## EXERCISE TASK
Show every line in the entries below where the word "script" appears.
Start of LISTING
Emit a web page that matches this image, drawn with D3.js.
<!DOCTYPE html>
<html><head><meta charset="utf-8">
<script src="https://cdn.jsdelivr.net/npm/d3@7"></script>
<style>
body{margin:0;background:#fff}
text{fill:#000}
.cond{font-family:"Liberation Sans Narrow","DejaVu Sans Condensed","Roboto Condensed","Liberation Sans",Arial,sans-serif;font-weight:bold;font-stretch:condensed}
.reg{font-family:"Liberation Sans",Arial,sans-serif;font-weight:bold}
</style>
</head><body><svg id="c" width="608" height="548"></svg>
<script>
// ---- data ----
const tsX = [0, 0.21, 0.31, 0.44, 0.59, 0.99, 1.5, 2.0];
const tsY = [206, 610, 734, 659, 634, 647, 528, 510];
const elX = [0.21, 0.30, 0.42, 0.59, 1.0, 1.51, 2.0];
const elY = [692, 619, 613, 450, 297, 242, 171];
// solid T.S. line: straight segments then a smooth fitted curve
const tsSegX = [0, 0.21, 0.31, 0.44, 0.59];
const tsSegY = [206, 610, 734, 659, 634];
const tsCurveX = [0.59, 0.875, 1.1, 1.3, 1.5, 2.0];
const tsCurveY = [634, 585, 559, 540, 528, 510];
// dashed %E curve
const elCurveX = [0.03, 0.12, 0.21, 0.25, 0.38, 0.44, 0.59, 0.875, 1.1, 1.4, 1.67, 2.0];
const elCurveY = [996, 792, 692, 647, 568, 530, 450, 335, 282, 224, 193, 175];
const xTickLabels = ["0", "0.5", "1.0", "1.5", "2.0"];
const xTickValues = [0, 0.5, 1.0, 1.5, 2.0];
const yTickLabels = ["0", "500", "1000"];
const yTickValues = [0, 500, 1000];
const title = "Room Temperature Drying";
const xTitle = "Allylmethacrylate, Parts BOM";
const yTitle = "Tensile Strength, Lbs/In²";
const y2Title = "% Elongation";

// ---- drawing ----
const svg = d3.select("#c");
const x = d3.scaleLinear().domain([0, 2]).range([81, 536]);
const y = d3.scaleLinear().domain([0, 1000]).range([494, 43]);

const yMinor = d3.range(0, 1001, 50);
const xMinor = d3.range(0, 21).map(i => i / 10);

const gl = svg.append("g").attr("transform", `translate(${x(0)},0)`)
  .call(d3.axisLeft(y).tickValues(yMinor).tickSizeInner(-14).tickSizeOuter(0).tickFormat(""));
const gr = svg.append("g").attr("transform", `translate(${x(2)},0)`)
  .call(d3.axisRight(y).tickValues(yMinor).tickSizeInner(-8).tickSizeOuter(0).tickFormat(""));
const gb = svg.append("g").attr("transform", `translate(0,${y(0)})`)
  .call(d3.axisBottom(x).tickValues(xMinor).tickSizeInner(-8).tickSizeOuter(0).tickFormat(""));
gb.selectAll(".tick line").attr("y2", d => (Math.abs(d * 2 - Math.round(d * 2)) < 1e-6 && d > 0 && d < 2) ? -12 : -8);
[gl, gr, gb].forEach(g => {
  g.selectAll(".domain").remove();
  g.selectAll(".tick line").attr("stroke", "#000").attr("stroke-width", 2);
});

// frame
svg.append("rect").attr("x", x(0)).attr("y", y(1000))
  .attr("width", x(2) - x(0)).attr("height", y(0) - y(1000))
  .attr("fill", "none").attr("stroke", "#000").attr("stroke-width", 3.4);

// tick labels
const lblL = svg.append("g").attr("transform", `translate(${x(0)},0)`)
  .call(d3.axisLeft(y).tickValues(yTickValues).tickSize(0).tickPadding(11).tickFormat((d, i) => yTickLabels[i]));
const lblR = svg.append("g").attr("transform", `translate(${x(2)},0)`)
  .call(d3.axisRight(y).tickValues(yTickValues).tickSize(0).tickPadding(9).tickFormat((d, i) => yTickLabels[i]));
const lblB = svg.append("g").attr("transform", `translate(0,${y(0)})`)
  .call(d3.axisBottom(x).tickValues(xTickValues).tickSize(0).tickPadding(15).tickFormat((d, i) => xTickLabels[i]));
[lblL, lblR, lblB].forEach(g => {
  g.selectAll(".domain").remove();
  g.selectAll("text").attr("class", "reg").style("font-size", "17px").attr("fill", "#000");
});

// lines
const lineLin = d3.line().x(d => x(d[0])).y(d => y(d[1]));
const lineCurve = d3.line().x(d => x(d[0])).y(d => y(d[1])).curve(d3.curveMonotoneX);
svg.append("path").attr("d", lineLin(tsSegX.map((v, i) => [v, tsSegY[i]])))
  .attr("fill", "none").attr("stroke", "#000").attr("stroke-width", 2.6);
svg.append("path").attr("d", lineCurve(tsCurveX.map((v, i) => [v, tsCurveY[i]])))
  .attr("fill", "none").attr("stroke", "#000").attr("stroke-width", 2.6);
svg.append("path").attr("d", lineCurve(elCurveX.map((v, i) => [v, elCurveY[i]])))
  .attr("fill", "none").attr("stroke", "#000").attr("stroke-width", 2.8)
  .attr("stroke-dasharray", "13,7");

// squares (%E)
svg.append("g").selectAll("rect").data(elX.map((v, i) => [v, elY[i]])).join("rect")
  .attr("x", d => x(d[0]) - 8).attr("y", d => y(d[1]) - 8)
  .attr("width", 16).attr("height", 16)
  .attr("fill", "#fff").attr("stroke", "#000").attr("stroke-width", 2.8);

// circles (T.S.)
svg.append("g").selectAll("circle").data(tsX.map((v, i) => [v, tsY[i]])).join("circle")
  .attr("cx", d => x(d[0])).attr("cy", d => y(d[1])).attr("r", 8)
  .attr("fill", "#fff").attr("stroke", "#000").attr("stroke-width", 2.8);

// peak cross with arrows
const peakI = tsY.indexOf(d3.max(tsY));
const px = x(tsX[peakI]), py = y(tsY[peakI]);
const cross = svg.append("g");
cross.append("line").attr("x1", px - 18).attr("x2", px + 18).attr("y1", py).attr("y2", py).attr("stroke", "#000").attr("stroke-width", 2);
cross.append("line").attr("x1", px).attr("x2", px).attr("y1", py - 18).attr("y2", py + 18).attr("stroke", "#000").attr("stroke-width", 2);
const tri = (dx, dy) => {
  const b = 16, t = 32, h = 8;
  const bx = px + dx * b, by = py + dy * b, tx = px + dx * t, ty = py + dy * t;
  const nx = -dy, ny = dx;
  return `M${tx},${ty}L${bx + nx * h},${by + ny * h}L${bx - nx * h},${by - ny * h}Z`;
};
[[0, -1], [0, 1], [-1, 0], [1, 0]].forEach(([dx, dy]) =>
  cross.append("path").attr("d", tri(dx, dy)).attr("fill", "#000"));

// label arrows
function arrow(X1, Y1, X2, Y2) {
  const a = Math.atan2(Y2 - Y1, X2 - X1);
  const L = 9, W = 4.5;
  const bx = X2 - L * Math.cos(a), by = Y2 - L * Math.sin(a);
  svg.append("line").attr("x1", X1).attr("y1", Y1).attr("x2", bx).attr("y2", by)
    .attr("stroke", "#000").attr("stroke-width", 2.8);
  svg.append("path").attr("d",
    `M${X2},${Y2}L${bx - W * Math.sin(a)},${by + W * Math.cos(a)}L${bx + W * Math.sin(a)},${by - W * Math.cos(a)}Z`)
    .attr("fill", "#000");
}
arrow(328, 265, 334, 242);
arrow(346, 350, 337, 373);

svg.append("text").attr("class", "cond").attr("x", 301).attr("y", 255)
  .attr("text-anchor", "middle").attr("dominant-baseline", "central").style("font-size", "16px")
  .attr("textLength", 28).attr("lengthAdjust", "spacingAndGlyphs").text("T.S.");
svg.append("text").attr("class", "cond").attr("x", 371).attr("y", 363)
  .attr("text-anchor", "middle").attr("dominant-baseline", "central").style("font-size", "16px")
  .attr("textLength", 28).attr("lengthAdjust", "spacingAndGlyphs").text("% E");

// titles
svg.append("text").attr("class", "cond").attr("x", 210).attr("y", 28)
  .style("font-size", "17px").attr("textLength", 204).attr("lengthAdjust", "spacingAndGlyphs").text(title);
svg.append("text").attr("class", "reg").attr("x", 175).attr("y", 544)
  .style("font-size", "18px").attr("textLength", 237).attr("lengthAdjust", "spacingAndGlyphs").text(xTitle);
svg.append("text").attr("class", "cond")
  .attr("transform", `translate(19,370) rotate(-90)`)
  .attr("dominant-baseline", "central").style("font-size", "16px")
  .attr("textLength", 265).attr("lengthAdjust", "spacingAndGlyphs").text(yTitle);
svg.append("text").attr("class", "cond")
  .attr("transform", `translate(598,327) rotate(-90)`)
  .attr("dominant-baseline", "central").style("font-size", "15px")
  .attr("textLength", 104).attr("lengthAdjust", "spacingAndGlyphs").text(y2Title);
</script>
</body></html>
End of LISTING
Start of LISTING
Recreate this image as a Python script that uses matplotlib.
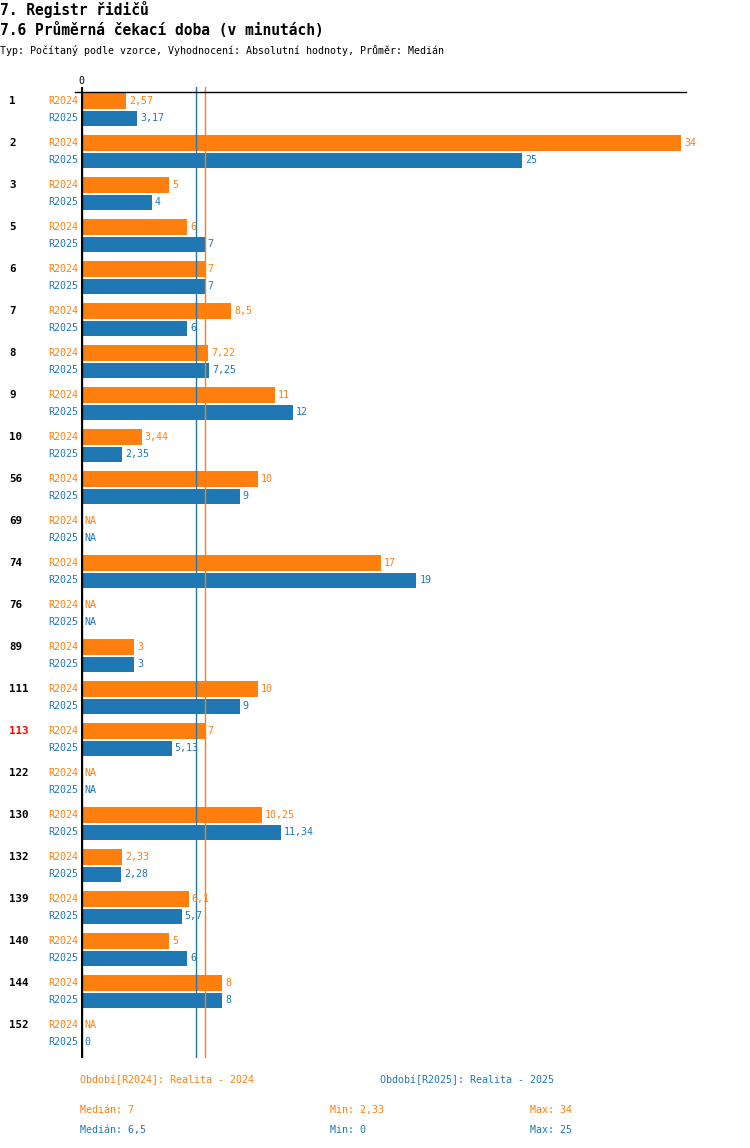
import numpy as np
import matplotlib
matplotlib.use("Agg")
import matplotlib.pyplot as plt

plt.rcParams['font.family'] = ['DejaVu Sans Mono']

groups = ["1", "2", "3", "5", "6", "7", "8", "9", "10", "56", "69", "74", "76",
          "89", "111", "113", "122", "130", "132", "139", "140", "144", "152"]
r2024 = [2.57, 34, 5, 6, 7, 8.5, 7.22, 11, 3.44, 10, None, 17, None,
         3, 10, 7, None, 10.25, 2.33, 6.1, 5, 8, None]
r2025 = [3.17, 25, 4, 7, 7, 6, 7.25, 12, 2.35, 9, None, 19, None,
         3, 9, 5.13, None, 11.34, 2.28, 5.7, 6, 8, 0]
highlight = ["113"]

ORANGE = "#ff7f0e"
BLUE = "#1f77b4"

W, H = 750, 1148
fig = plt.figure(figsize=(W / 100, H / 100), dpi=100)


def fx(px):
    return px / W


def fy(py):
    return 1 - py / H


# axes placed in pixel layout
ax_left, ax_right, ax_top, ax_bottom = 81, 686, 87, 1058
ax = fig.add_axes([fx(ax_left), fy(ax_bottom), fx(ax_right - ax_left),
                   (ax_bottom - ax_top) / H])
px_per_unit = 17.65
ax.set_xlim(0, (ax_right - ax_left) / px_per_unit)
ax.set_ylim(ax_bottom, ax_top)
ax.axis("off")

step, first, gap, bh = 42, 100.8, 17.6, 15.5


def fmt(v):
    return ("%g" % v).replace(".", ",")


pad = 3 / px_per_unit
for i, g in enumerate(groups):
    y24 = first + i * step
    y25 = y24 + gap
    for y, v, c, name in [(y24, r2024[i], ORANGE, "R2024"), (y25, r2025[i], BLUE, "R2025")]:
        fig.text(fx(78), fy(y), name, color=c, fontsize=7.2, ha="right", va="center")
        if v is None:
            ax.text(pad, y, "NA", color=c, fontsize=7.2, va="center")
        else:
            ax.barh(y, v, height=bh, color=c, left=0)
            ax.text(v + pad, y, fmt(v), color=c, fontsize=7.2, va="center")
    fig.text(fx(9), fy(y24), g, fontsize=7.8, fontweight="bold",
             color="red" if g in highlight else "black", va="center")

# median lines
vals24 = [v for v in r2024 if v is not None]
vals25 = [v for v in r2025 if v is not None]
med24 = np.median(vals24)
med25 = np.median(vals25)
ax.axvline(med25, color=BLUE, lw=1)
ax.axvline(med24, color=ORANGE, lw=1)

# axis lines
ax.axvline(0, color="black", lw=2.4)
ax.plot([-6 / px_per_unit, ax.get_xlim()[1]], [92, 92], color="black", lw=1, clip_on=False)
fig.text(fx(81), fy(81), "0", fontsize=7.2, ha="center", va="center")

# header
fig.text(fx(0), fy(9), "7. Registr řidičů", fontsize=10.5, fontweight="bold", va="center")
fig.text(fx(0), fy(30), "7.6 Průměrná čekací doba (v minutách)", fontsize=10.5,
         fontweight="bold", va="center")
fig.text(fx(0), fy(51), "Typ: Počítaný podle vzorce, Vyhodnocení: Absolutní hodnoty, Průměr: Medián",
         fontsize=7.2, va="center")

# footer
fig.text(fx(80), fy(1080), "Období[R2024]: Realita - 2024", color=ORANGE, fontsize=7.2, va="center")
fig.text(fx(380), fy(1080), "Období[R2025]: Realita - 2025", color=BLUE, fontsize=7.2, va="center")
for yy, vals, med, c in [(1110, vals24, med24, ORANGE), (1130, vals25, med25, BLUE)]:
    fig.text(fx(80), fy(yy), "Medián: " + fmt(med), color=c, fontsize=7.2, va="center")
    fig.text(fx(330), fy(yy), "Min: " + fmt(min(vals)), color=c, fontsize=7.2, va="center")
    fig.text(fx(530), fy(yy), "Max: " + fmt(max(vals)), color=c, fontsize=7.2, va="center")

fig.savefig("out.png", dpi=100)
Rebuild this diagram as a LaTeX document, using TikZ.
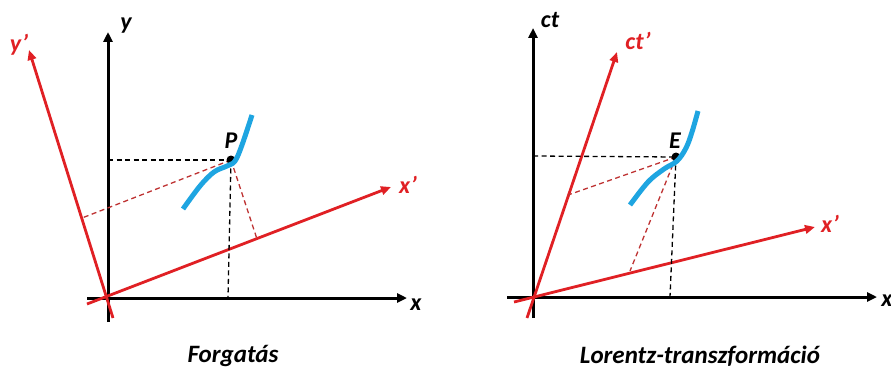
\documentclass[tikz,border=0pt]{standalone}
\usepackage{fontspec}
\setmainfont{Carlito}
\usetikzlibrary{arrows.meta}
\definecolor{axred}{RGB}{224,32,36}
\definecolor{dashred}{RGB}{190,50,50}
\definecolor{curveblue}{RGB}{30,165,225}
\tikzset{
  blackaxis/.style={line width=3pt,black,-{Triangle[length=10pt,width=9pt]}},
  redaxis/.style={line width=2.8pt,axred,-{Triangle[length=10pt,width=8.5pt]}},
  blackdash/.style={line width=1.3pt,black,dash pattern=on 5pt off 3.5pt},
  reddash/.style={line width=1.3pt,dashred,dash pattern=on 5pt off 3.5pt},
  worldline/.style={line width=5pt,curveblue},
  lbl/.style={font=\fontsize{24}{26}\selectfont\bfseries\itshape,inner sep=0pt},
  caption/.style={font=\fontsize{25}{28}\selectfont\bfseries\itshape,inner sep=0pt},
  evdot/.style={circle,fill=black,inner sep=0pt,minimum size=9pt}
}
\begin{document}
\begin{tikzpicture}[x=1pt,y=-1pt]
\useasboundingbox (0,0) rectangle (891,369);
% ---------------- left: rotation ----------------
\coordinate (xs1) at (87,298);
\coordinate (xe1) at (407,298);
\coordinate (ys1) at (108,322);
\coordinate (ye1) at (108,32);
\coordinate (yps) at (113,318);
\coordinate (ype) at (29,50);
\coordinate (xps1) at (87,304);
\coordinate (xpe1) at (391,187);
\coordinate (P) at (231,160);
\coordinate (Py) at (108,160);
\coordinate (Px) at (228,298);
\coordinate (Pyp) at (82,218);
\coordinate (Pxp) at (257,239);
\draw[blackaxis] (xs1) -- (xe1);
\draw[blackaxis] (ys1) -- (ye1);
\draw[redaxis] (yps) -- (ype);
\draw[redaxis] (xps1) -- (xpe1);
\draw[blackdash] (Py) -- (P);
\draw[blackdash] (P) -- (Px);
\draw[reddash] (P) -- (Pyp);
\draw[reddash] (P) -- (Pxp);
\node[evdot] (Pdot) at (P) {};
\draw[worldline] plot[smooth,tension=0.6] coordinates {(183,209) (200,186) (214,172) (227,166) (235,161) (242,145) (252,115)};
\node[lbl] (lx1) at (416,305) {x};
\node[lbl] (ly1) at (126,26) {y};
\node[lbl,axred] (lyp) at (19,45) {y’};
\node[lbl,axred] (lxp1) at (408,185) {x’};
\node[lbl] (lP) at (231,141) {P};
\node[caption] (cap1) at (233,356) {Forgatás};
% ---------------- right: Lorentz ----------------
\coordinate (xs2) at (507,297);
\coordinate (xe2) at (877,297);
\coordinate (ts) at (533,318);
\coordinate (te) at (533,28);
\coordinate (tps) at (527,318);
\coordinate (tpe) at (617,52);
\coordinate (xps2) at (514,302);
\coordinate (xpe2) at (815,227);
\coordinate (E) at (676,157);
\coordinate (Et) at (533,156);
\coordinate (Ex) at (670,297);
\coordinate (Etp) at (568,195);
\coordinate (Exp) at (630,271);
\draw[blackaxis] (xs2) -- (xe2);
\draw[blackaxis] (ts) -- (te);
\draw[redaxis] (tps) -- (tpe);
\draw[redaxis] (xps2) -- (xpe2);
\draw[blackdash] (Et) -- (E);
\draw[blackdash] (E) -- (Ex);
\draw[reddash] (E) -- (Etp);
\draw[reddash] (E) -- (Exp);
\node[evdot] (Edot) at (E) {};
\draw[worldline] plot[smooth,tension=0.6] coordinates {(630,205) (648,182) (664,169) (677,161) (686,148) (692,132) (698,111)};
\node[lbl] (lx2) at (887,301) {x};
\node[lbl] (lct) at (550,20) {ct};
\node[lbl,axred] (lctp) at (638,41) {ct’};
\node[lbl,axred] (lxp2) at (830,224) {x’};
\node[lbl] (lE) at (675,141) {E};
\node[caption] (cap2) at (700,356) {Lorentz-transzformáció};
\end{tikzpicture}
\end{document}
End of LISTING
## WRITTEN SOLUTION
<script src="https://cdn.jsdelivr.net/npm/d3@7"></script>
<script>
</script>
Recreate this image as a Python script that uses matplotlib.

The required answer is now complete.